Highest and least controllable stress; operator inconsistency; risks cracking ceramic capacitors.

3.13.3 Design for Depanelization (DFD) Mandates

The decision on the separation method must be made at the DFM stage (Chapter 1.1) to ensure component placement accommodates the mechanical risk.

  • Component Keepout: Critical components (BGAs, ceramic capacitors ≤ 0603 size) must be placed away from the separation line. A minimum clearance of 3 mm from the cut line (V-cut or tab) is typically mandated. Placing capacitors parallel to the edge reduces the risk of cracking compared to perpendicular placement.
  • V-Cut Depth: The V-groove depth must be consistent, typically ≈ 1/3 of the PCB thickness, to ensure clean separation without excessive force.
  • Tooling Holes: The final individual PCB must include tooling holes near the edges to allow for post-depanelization alignment during ICT/FCT (In-Circuit Test/Functional Test).

3.13.4 Stress Reduction Strategy

If mechanical methods (routing, V-cut) must be used on sensitive boards, specific process controls are mandatory to reduce the strain profile.

  • Support and Fixturing: Use custom, rigid fixtures to support the panel during separation, preventing flexing or warping that transfers stress to the components.
  • Speed Control: For routing, reducing the feed rate (cutting speed) decreases vibration and the resulting mechanical stress transferred to the board edges.
  • Stress Monitoring: On high-risk NPI builds, use strain gauges (per IPC/JEDEC-9702) near sensitive components to qualify the chosen depanelization method against a 200 to 250µε limit.

Final Checklist: Depanelization DFM Audit

Parameter

Mandate

Rationale

Connection Method

Method (V-Cut or Tab Route) must be chosen based on board shape and volume.

V-Cut for straight high volume; Tab Route for complex contours.

Component Clearance

Critical SMT components (BGAs, ≤ 0603 chips) placed ≥ 3 mm away from the separation line.

Prevents component cracking and solder joint micro-fractures from mechanical stress.

Separation Tool

Router or Laser must be selected for sensitive or irregularly shaped PCBs.

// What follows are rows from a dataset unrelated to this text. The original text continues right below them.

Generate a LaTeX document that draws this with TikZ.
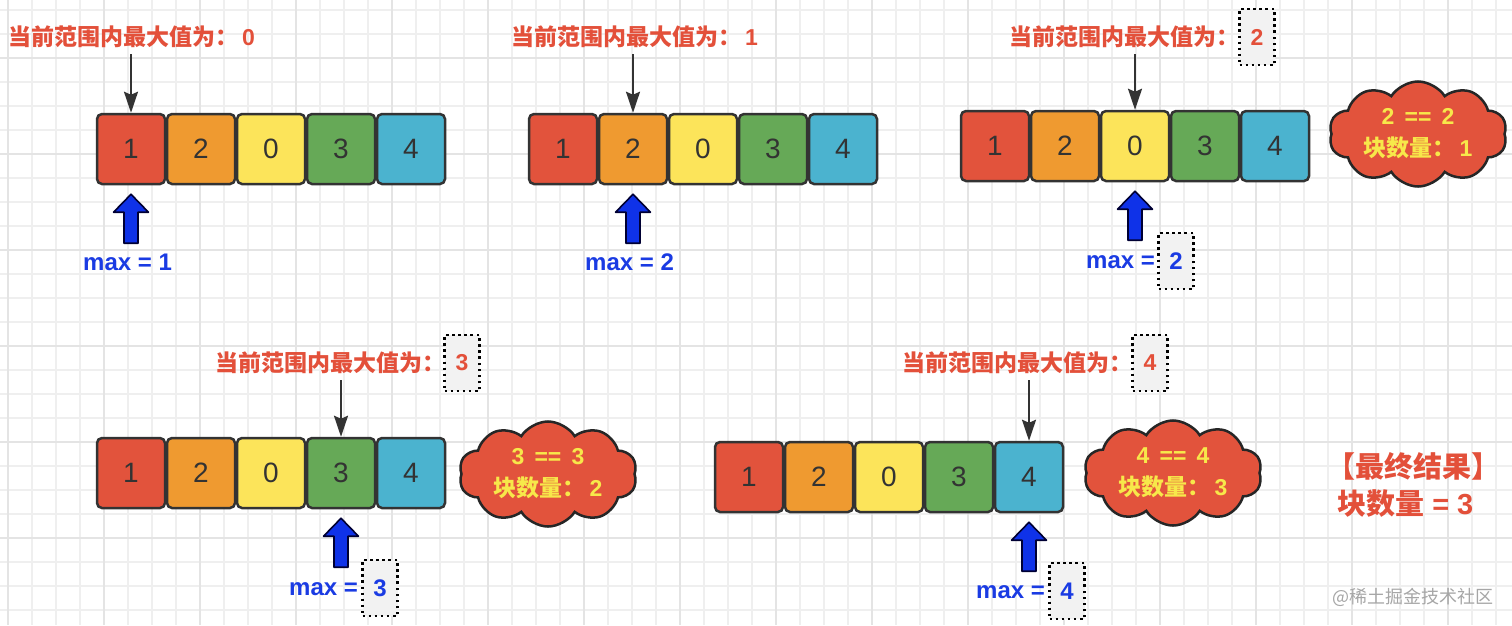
\documentclass[tikz,border=0pt]{standalone}
\usepackage{fontspec}
\setmainfont{Liberation Sans}
\newfontfamily\cjk{Noto Sans CJK SC}
\usetikzlibrary{arrows.meta,shapes.symbols}
\definecolor{cred}{HTML}{E2533C}
\definecolor{corange}{HTML}{EF9A30}
\definecolor{cyellow}{HTML}{FCE45A}
\definecolor{cgreen}{HTML}{66A957}
\definecolor{cblue}{HTML}{4BB3CF}
\definecolor{labred}{HTML}{E3503A}
\definecolor{txtblue}{HTML}{1A3BE3}
\definecolor{arrblue}{HTML}{0F32E8}
\definecolor{cloudtxt}{HTML}{F7E84A}
\definecolor{gridminor}{HTML}{EFEFEF}
\definecolor{gridmajor}{HTML}{E4E4E4}
\definecolor{dark}{HTML}{333333}
\begin{document}
\begin{tikzpicture}[x=1pt,y=-1pt,
  cell/.style={draw=dark,line width=2.5pt,rounded corners=5pt,minimum width=68pt,minimum height=70pt,inner sep=0pt,
    text=dark,font=\fontsize{28}{30}\selectfont},
  lab/.style={anchor=west,inner sep=0pt,text=labred,font=\bfseries\fontsize{23}{26}\selectfont},
  maxl/.style={anchor=west,inner sep=0pt,text=txtblue,font=\bfseries\fontsize{24}{26}\selectfont},
  dotbox/.style={draw=black,line width=2.5pt,dash pattern=on 2.5pt off 3.6pt,fill=black!5,minimum width=35pt,minimum height=56pt,inner sep=0pt},
  blk/.style={draw=dark,line width=2pt,-{Stealth[width=14pt,length=21pt,inset=3pt]},shorten <=6pt},
  barrow/.style={draw=black!80!blue,line width=1.6pt,fill=arrblue,line join=round},
  cloudn/.style={cloud,cloud puffs=10,cloud puff arc=115,aspect=1.85,draw=black!85,line width=2.5pt,fill=cred,
    minimum width=178pt,minimum height=98pt,inner sep=0pt,align=center,text=cloudtxt,
    font=\bfseries\fontsize{23}{32}\selectfont}]
\useasboundingbox (0,0) rectangle (1512,625);
\fill[white] (0,0) rectangle (1512,625);
% grid
\foreach \i in {0,...,62} {\draw[gridminor,line width=1.2pt] (8+24*\i,0) -- (8+24*\i,625);}
\foreach \i in {0,...,25} {\draw[gridminor,line width=1.2pt] (0,10+24*\i) -- (1512,10+24*\i);}
\foreach \i in {0,...,15} {\draw[gridmajor,line width=1.4pt] (8+96*\i,0) -- (8+96*\i,625);}
\foreach \i in {0,...,5} {\draw[gridmajor,line width=1.4pt] (0,58+96*\i) -- (1512,58+96*\i);}
% arrays
\foreach \a/\L/\T in {1/96/113,2/528/113,3/960/110,4/96/437,5/714/441}{
  \foreach \v/\c [count=\j from 0] in {1/cred,2/corange,0/cyellow,3/cgreen,4/cblue}{
    \node[cell,fill=\c] (a\a c\j) at (\L+35+70*\j,\T+36) {\v};
  }
}
% top labels
\node[lab] (lab1) at (8,37) {{\cjk 当前范围内最大值为：}\,0};
\node[lab] (lab2) at (511,37) {{\cjk 当前范围内最大值为：}\,1};
\node[lab] (lab3) at (1009,37) {{\cjk 当前范围内最大值为：}};
\node[dotbox,text=labred,font=\bfseries\fontsize{23}{26}\selectfont] (box3) at (1257,37) {2};
\node[lab] (lab4) at (215,363) {{\cjk 当前范围内最大值为：}};
\node[dotbox,text=labred,font=\bfseries\fontsize{23}{26}\selectfont] (box4) at (462,363) {3};
\node[lab] (lab5) at (902,363) {{\cjk 当前范围内最大值为：}};
\node[dotbox,text=labred,font=\bfseries\fontsize{23}{26}\selectfont] (box5) at (1150,363) {4};
% black arrows
\draw[blk] (lab1.south -| a1c0.north) -- (a1c0.north);
\draw[blk] (lab2.south -| a2c1.north) -- (a2c1.north);
\draw[blk] (lab3.south -| a3c2.north) -- (a3c2.north);
\draw[blk] (lab4.south -| a4c3.north) -- (a4c3.north);
\draw[blk] (lab5.south -| a5c4.north) -- (a5c4.north);
% blue arrows
\foreach \n in {a1c0,a2c1,a3c2,a4c3,a5c4}{
  \begin{scope}[shift={(\n.south)}]
    \draw[barrow] (-7,58) -- (-7,27) -- (-17.5,27) -- (0,9) -- (17.5,27) -- (7,27) -- (7,58) -- cycle;
  \end{scope}
}
% max labels
\node[maxl] (m1) at (83,262) {max = 1};
\node[maxl] (m2) at (585,262) {max = 2};
\node[maxl] (m3) at (1086,262) {max = };
\node[dotbox,text=txtblue,font=\bfseries\fontsize{24}{26}\selectfont] (mb3) at (1176,261) {2};
\node[maxl] (m4) at (289,589) {max = };
\node[dotbox,text=txtblue,font=\bfseries\fontsize{24}{26}\selectfont] (mb4) at (380,588) {3};
\node[maxl] (m5) at (976,592) {max = };
\node[dotbox,text=txtblue,font=\bfseries\fontsize{24}{26}\selectfont] (mb5) at (1067,591) {4};
% clouds
\node[cloudn] (cl1) at (1418,134) {2 \,==\, 2\\{\cjk 块数量：}\,1};
\node[cloudn] (cl2) at (548,474) {3 \,==\, 3\\{\cjk 块数量：}\,2};
\node[cloudn] (cl3) at (1173,473) {4 \,==\, 4\\{\cjk 块数量：}\,3};
% result
\node[anchor=west,inner sep=0pt,text=labred,font=\bfseries\fontsize{29}{32}\selectfont] (res1) at (1326,466) {{\cjk 【最终结果】}};
\node[anchor=west,inner sep=0pt,text=labred,font=\bfseries\fontsize{29}{32}\selectfont] (res2) at (1337,504) {{\cjk 块数量} = 3};
\node[anchor=west,inner sep=0pt,text=black!35,font=\cjk\fontsize{18}{20}\selectfont] (wm) at (1332,597) {@稀土掘金技术社区};
\end{tikzpicture}
\end{document}
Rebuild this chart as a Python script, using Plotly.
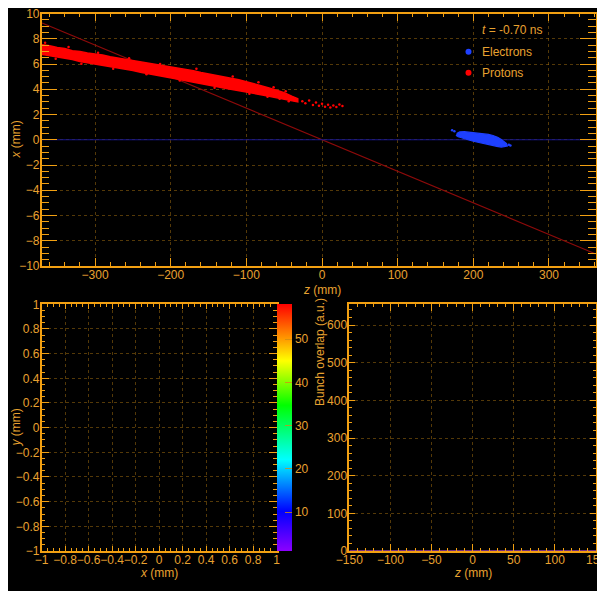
import plotly.graph_objects as go

# page is drawn with an 8 px body margin, so the figure is sized/offset for it
OFF = 8
FW, FH = 597, 583
FONT = "Liberation Sans, Arial, sans-serif"
AX = "#F2A012"
TXT = "#E8A230"
GRID = "rgba(200,135,20,0.42)"

# ---------------- top panel data (z in mm, x in mm) ----------------
proton_upper_z = [-372, -360, -350, -340, -330, -320, -310, -300, -290, -280, -270, -260, -250, -240,
                  -230, -220, -210, -200, -190, -180, -170, -160, -150, -140, -130, -120, -110, -100,
                  -90, -80, -70, -60, -50, -40, -32]
proton_upper_x = [7.55, 7.45, 7.30, 7.22, 7.05, 7.00, 6.88, 6.80, 6.72, 6.58, 6.48, 6.36, 6.30, 6.18,
                  6.05, 5.95, 5.86, 5.76, 5.66, 5.55, 5.46, 5.33, 5.22, 5.12, 5.00, 4.88, 4.76, 4.60,
                  4.45, 4.30, 4.10, 3.92, 3.72, 3.45, 3.25]
proton_lower_z = [-372, -360, -350, -340, -330, -320, -310, -300, -290, -280, -270, -260, -250, -240,
                  -230, -220, -210, -200, -190, -180, -170, -160, -150, -140, -130, -120, -110, -100,
                  -90, -80, -70, -60, -50, -40, -32]
proton_lower_x = [6.78, 6.65, 6.55, 6.45, 6.35, 6.20, 6.10, 5.95, 5.88, 5.75, 5.68, 5.58, 5.48, 5.35,
                  5.25, 5.12, 5.02, 4.90, 4.80, 4.68, 4.56, 4.45, 4.35, 4.22, 4.10, 3.98, 3.86, 3.76,
                  3.66, 3.55, 3.45, 3.32, 3.20, 3.08, 3.00]
proton_stray_z = [-366, -352, -335, -318, -296, -276, -255, -232, -214, -188, -166, -142, -118, -96,
                  -84, -72, -64, -56, -48, -44, -26, -22, -17, -12, -8, -4, 0, 4, 8, 11, 15, 19, 23, 27]
proton_stray_x = [7.68, 6.42, 7.35, 6.02, 6.90, 5.62, 6.45, 5.18, 6.00, 4.70, 5.62, 4.12, 5.00, 3.65,
                  4.55, 3.40, 4.15, 3.25, 3.85, 3.05, 3.05, 2.90, 3.10, 2.75, 2.95, 2.70, 2.85, 2.62,
                  2.78, 2.55, 2.72, 2.60, 2.80, 2.68]

electron_z = [178, 182, 188, 195, 204, 213, 220, 226, 232, 237, 241, 244, 245, 241, 237, 231, 225,
              219, 213, 206, 200, 193, 186, 180, 177]
electron_x = [0.50, 0.62, 0.64, 0.60, 0.56, 0.50, 0.42, 0.34, 0.20, 0.02, -0.14, -0.30, -0.50,
              -0.56, -0.58, -0.52, -0.45, -0.38, -0.30, -0.22, -0.12, 0.00, 0.12, 0.24, 0.36]
electron_stray_z = [172, 175, 247, 249]
electron_stray_x = [0.76, 0.68, -0.40, -0.46]

proton_axis_z = [-370, 362]
proton_axis_x = [9.25, -9.05]
electron_axis_z = [-370, 362]
electron_axis_x = [0.0, 0.0]

time_label = "<i>t</i> = -0.70 ns"

# ---------------- bottom panels ----------------
overlap_z = [-150, -100, -50, 0, 50, 100, 150]
overlap_val = [0, 0, 0, 0, 0, 0, 0]

cb_min, cb_max = 1.0, 58.1
cb_ticks = [10, 20, 30, 40, 50]
rainbow = [[0.0, "#8C00FF"], [0.16, "#0000FF"], [0.37, "#00FFFF"], [0.59, "#00FF00"],
           [0.77, "#FFFF00"], [0.86, "#FF9900"], [1.0, "#FF0000"]]


def px_x(p):
    return (p - OFF) / FW


def px_y(p):
    return 1 - (p - OFF) / FH


fig = go.Figure()

# beam axes
fig.add_trace(go.Scatter(x=proton_axis_z, y=proton_axis_x, mode="lines",
                         line=dict(color="#8E0A0A", width=1.2), xaxis="x", yaxis="y", hoverinfo="skip"))
fig.add_trace(go.Scatter(x=electron_axis_z, y=electron_axis_x, mode="lines",
                         line=dict(color="#16168C", width=1.2), xaxis="x", yaxis="y", hoverinfo="skip"))
# proton bunch
fig.add_trace(go.Scatter(x=proton_upper_z + proton_lower_z[::-1],
                         y=proton_upper_x + proton_lower_x[::-1],
                         mode="lines", fill="toself", fillcolor="#FF0000",
                         line=dict(color="#FF0000", width=1.5), xaxis="x", yaxis="y"))
fig.add_trace(go.Scatter(x=proton_stray_z, y=proton_stray_x, mode="markers",
                         marker=dict(color="#FF0000", size=2.5), xaxis="x", yaxis="y"))
# electron bunch
fig.add_trace(go.Scatter(x=electron_z, y=electron_x, mode="lines", fill="toself",
                         fillcolor="#1E40FF", line=dict(color="#1E40FF", width=1.2),
                         xaxis="x", yaxis="y"))
fig.add_trace(go.Scatter(x=electron_stray_z, y=electron_stray_x, mode="markers",
                         marker=dict(color="#1E40FF", size=2.5), xaxis="x", yaxis="y"))

# empty transverse map with colour scale
fig.add_trace(go.Scatter(x=[None], y=[None], mode="markers", xaxis="x2", yaxis="y2",
                         marker=dict(color=[cb_min], cmin=cb_min, cmax=cb_max, colorscale=rainbow,
                                     showscale=True,
                                     colorbar=dict(x=px_x(277.3), xanchor="left", y=px_y(551),
                                                   yanchor="bottom", len=(551 - 304.3) / FH,
                                                   lenmode="fraction", thickness=14.7,
                                                   thicknessmode="pixels", outlinewidth=0,
                                                   xpad=0, ypad=0, ticks="inside", ticklen=7,
                                                   tickcolor="rgba(210,140,20,0.8)", tickwidth=1,
                                                   tickvals=cb_ticks,
                                                   tickfont=dict(family=FONT, size=12, color=TXT)))))

# bunch overlap curve
fig.add_trace(go.Scatter(x=overlap_z, y=overlap_val, mode="lines", xaxis="x3", yaxis="y3",
                         line=dict(color="#9A3FA8", width=1.5)))


def axis(domain, rng, dtick, minor_dtick, ticklen, minor_len, anchor, standoff):
    return dict(domain=domain, range=rng, anchor=anchor, dtick=dtick, tick0=0,
                showline=True, linecolor=AX, linewidth=1.5, mirror="ticks",
                ticks="inside", ticklen=ticklen, tickwidth=1, tickcolor=AX,
                showgrid=True, gridcolor=GRID, griddash="dot", gridwidth=1,
                zeroline=False, tickangle=0, automargin=False, ticklabelstandoff=standoff,
                ticklabeloverflow="allow",
                tickfont=dict(family=FONT, size=12, color=TXT),
                minor=dict(dtick=minor_dtick, ticks="inside", ticklen=minor_len, tickcolor=AX,
                           tickwidth=1, showgrid=False),
                fixedrange=True)


top_x = [px_x(41.7), px_x(595.5)]
top_y = [px_y(266), px_y(13.5)]
bl_x = [px_x(41.7), px_x(276.7)]
b_y = [px_y(551), px_y(304.3)]
br_x = [px_x(349.3), px_x(596)]

layout = dict(
    width=FW, height=FH, margin=dict(l=0, r=0, t=0, b=0, pad=0, autoexpand=False),
    paper_bgcolor="white", plot_bgcolor="black", showlegend=False,
    font=dict(family=FONT, size=12, color=TXT),
    xaxis=axis(top_x, [-370.5, 361.5], 100, 20, 8, 4, "y", -3),
    yaxis=axis(top_y, [-10, 10], 2, 0.5, 16, 8, "x", -2),
    xaxis2=axis(bl_x, [-1, 1], 0.2, 0.05, 5, 3, "y2", -3),
    yaxis2=axis(b_y, [-1, 1], 0.2, 0.05, 8, 4, "x2", -2),
    xaxis3=axis(br_x, [-150, 150], 50, 10, 7, 3, "y3", -3),
    yaxis3=axis(b_y, [0, 655], 100, 20, 6, 3, "x3", -2),
)
fig.update_layout(**layout)

# black canvas
fig.add_shape(type="rect", xref="paper", yref="paper", x0=0, x1=px_x(602),
              y0=px_y(595), y1=1, fillcolor="black", line=dict(width=0), layer="below")

annos = [
    dict(text="<i>z</i> (mm)", x=px_x(321.7), y=px_y(290), textangle=0),
    dict(text="<i>x</i> (mm)", x=px_x(15), y=px_y(139.5), textangle=-90),
    dict(text="<i>x</i> (mm)", x=px_x(159.2), y=px_y(573), textangle=0),
    dict(text="<i>y</i> (mm)", x=px_x(15), y=px_y(427.5), textangle=-90),
    dict(text="<i>z</i> (mm)", x=px_x(472.6), y=px_y(573), textangle=0),
    dict(text="Bunch overlap (a.u.)", x=px_x(320), y=px_y(352), textangle=-90),
]
for a in annos:
    fig.add_annotation(xref="paper", yref="paper", xanchor="center", yanchor="middle",
                       showarrow=False, font=dict(family=FONT, size=12, color=TXT), **a)

# legend block
fig.add_annotation(xref="paper", yref="paper", x=px_x(480), y=px_y(30), xanchor="left",
                   yanchor="middle", showarrow=False, text=time_label,
                   font=dict(family=FONT, size=12, color=TXT))
for label, colr, ypix in [("Electrons", "#1E40FF", 51.7), ("Protons", "#FF0000", 72.7)]:
    fig.add_annotation(xref="paper", yref="paper", x=px_x(480), y=px_y(ypix), xanchor="left",
                       yanchor="middle", showarrow=False, text=label,
                       font=dict(family=FONT, size=12, color=TXT))
    fig.add_shape(type="circle", xref="paper", yref="paper", xsizemode="pixel",
                  ysizemode="pixel", xanchor=px_x(468.5), yanchor=px_y(ypix),
                  x0=-3, x1=3, y0=-3, y1=3, fillcolor=colr, line=dict(width=0))

fig.write_html("out.html")
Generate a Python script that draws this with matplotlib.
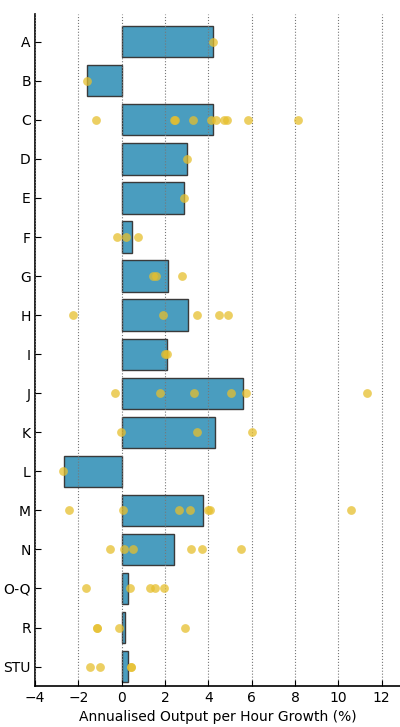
import numpy as np
import matplotlib
matplotlib.use("Agg")
import matplotlib.pyplot as plt

# industry sections and the aggregate growth for each
sections = ['A', 'B', 'C', 'D', 'E', 'F', 'G', 'H', 'I', 'J', 'K', 'L', 'M',
            'N', 'O-Q', 'R', 'STU']
growth = [4.23, -1.6, 4.23, 3.01, 2.89, 0.49, 2.12, 3.06, 2.09, 5.62, 4.30,
          -2.67, 3.75, 2.40, 0.28, 0.16, 0.28]

# sub-industry values plotted as dots on each row
sub_growth = [
    [4.23],
    [-1.6],
    [-1.2, 2.40, 2.48, 3.29, 4.12, 4.35, 4.73, 4.86, 5.84, 8.13],
    [3.01],
    [2.89],
    [-0.21, 0.22, 0.75],
    [1.47, 1.57, 2.78],
    [-2.26, 1.89, 3.49, 4.49, 4.92],
    [1.98, 2.09],
    [-0.32, 1.78, 3.32, 5.06, 5.73, 11.31],
    [-0.03, 3.46, 6.04],
    [-2.69],
    [-2.41, 0.05, 2.64, 3.17, 3.98, 4.06, 10.6],
    [-0.55, 0.09, 0.51, 3.21, 3.73, 5.53],
    [-1.63, 0.39, 1.29, 1.54, 1.97],
    [-1.13, -1.15, -0.11, 2.94],
    [-1.44, -0.98, 0.43, 0.45],
]

plt.rcParams['font.family'] = 'DejaVu Sans'

fig = plt.figure(figsize=(4.0, 7.27), dpi=100)
ax = fig.add_axes([0.0875, 0.0568, 0.9125, 0.9239])

pos = np.arange(len(sections))
ax.barh(pos, growth, height=0.8, color='#4a9dbf', edgecolor='#3a3a3a',
        linewidth=1.0, zorder=2)

for i, vals in enumerate(sub_growth):
    ax.scatter(vals, [i] * len(vals), s=40, color='#e6bf2e', alpha=0.75,
               linewidths=0, zorder=4)

ax.set_yticks(pos)
ax.set_yticklabels(sections, fontsize=10)
ax.set_ylim(16.49, -0.71)
ax.set_xlim(-4, 12.85)
ax.set_xticks(np.arange(-4, 13, 2))
ax.tick_params(axis='x', labelsize=10, direction='in', length=4, top=False)
ax.tick_params(axis='y', direction='in', length=4, right=False, pad=3)
ax.xaxis.grid(True, linestyle=':', color='#777777', linewidth=0.8, zorder=3)
ax.set_axisbelow(False)
ax.spines['top'].set_visible(False)
ax.spines['right'].set_visible(False)
ax.spines['left'].set_linewidth(1.2)
ax.spines['bottom'].set_linewidth(1.2)
ax.set_xlabel('Annualised Output per Hour Growth (%)', fontsize=10)

fig.savefig('out.png', dpi=100)
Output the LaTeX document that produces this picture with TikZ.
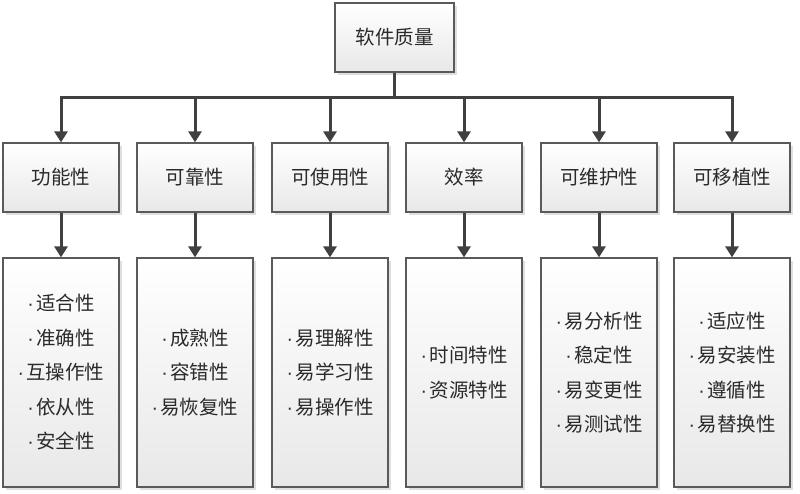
\documentclass[tikz,border=0pt]{standalone}
\usepackage{fontspec}
\usepackage{xcolor}
\usepackage{tikz}
\usetikzlibrary{arrows.meta, positioning, shadows, calc}
\newfontfamily\cjk{Noto Sans CJK SC}
\newfontfamily\latinsans{Liberation Sans}
\newcommand{\pt}{{\latinsans ·}\hspace{2.5pt}}
\definecolor{qualline}{HTML}{404040}
\definecolor{qualedge}{HTML}{5A5A5A}
\definecolor{qualtext}{HTML}{2A2A2A}
\tikzset{
  qualbox/.style={draw=qualedge, line width=1.2pt, top color=white, bottom color=black!9,
    drop shadow={shadow xshift=3pt, shadow yshift=-3pt, fill=black!25, opacity=0.5},
    text=qualtext, font=\cjk\fontsize{19.5}{34.5}\selectfont, align=center, inner sep=0pt},
  catbox/.style={qualbox, minimum width=116pt, minimum height=69pt},
  itembox/.style={qualbox, minimum width=116pt, minimum height=229pt},
  link/.style={draw=qualline, line width=3pt},
  arr/.style={link, -{Triangle[width=13pt,length=11pt]}}
}
\begin{document}
\begin{tikzpicture}[x=1pt, y=-1pt]
  \useasboundingbox (0,0) rectangle (800,494);
  % root
  \node[qualbox, minimum width=119pt, minimum height=69pt] (root) at (394.5,37.5) {软件质量};
  \coordinate (bus) at (394.5,98);
  % characteristics
  \node[catbox] (func) at (61,177.5)  {功能性};
  \node[catbox] (reli) at (195,177.5) {可靠性};
  \node[catbox] (usab) at (330,177.5) {可使用性};
  \node[catbox] (effi) at (464,177.5) {效率};
  \node[catbox] (main) at (599,177.5) {可维护性};
  \node[catbox] (port) at (732,177.5) {可移植性};
  % sub-characteristics
  \node[itembox] (funcsub) at (61,372.5)  {\pt 适合性\\\pt 准确性\\\pt 互操作性\\\pt 依从性\\\pt 安全性};
  \node[itembox] (relisub) at (195,372.5) {\pt 成熟性\\\pt 容错性\\\pt 易恢复性};
  \node[itembox] (usabsub) at (330,372.5) {\pt 易理解性\\\pt 易学习性\\\pt 易操作性};
  \node[itembox] (effisub) at (464,372.5) {\pt 时间特性\\\pt 资源特性};
  \node[itembox] (mainsub) at (599,372.5) {\pt 易分析性\\\pt 稳定性\\\pt 易变更性\\\pt 易测试性};
  \node[itembox] (portsub) at (732,372.5) {\pt 适应性\\\pt 易安装性\\\pt 遵循性\\\pt 易替换性};
  % tree lines
  \draw[link] (root.south) -- (bus);
  \draw[link, line cap=rect] (func.north |- bus) -- (port.north |- bus);
  \draw[arr] (func.north |- bus) -- (func.north);
  \draw[arr] (reli.north |- bus) -- (reli.north);
  \draw[arr] (usab.north |- bus) -- (usab.north);
  \draw[arr] (effi.north |- bus) -- (effi.north);
  \draw[arr] (main.north |- bus) -- (main.north);
  \draw[arr] (port.north |- bus) -- (port.north);
  \draw[arr] (func.south) -- (funcsub.north);
  \draw[arr] (reli.south) -- (relisub.north);
  \draw[arr] (usab.south) -- (usabsub.north);
  \draw[arr] (effi.south) -- (effisub.north);
  \draw[arr] (main.south) -- (mainsub.north);
  \draw[arr] (port.south) -- (portsub.north);
\end{tikzpicture}
\end{document}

Avoids uncontrolled, high-stress methods like Hand Breaking, which causes hidden defects.

Tooling Integrity

Router bits, punches, or V-cut blades must be maintained and sharpened on a PM schedule.

Dull tools increase mechanical stress and result in rough edges or burrs.

Post-Process Check

Boards must be inspected (AOI/microscope) for burrs or micro-cracks after separation.

Ensures dimensional accuracy and prevents enclosure fitting issues.